I owe to my friend Mr Hubert Hall the suggestion that the great battle described by the Pseudo-Ingulf as taking place between the English and the Danes in 870—and all accepted as sober fact by Turner in his History of the Anglo-Saxons—may be a concoction based on the facts of the battle of Hastings. This is also the theory Mr Freeman advanced as to Snorro's story of the battle of Stamford Bridge. The coincidence is very striking. In both narratives the defending force is formed with 'the dense shield-wall';[1] in both it breaks at length that formation; in both it is, consequently, overwhelmed; and in both cases the attacking force consists of horsemen and archers. But the most curious coincidence is found in the principal weapon of the defending force. In Snorro's narrative, as Mr Freeman renders it, 'a dense wood of spears bristles in front of the circle to receive the charge of the English horsemen';[2] in the Pseudo-Ingulf the defending force 'contra violentiam equitum densissimam aciem lancearum prætendebant'.[3] Such a defence savours of the days when the knight, fighting on foot with his lance,[4] had replaced the housecarl with his battle-axe: it was not that of Harold's host, but one which we meet with in the twelfth century.

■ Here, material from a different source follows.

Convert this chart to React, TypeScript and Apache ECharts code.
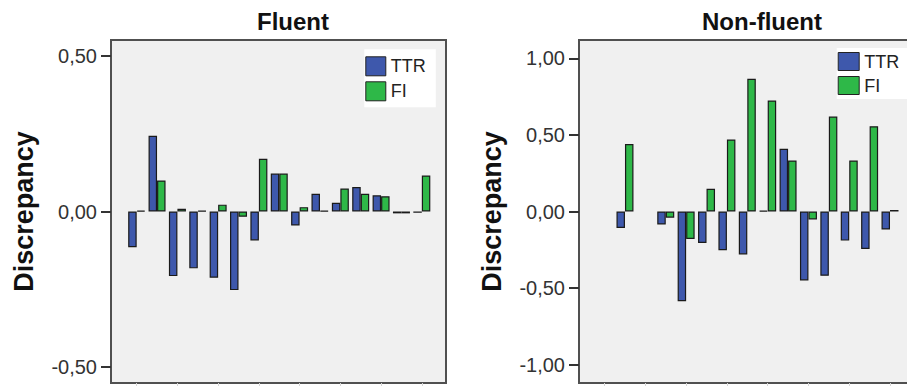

There are marks, however, in the Pseudo-Ingulf, of study, not merely of the Battle of Hastings, but of William of Malmesbury's account of it. From him, it would seem, are taken the words 'testudo' and 'tumulus'. The first parallel passages are these:

William 'Ingulf'
Conserta ante se scutorum testudine, impenetrabilem cuneum faciunt. In unum cuneum conglobati, ... testudinem clypeorum prætendebant.

Again, after the disaster caused, in each case, by a feigned flight, we have the rally thus described:

William 'Ingulf'
nec tamen ultioni suæ defuere, quin crebro consistentes ... occupato tumulo, Normannos, calore succensos acriter ad superiora nitentes, in vallem dejiciunt. in quodam campi tumulocetera planitie aliquantulum altiore in orbem conferti, barbaros arietantes diutissime sustinuerunt ... suum sanguinem vindicantes.

The Pseudo-Ingulf alludes but briefly to the Battle of Hastings itself. Yet here again we have traces of William of Malmesbury's words in 'nec de toto exercitu, præter paucissimos eum aliquis concomitatur' and 'more gregarii militis manu ad manum congrediens', which phrases are applied to Harold.

[1] Norm. Conq., iii. 367.

[2] Ibid., p. 365.

[3] Ed. 1684, p. 21.

[4] Vide supra, p. 279. Cf. the fight at Jaffa, August 5, 1192.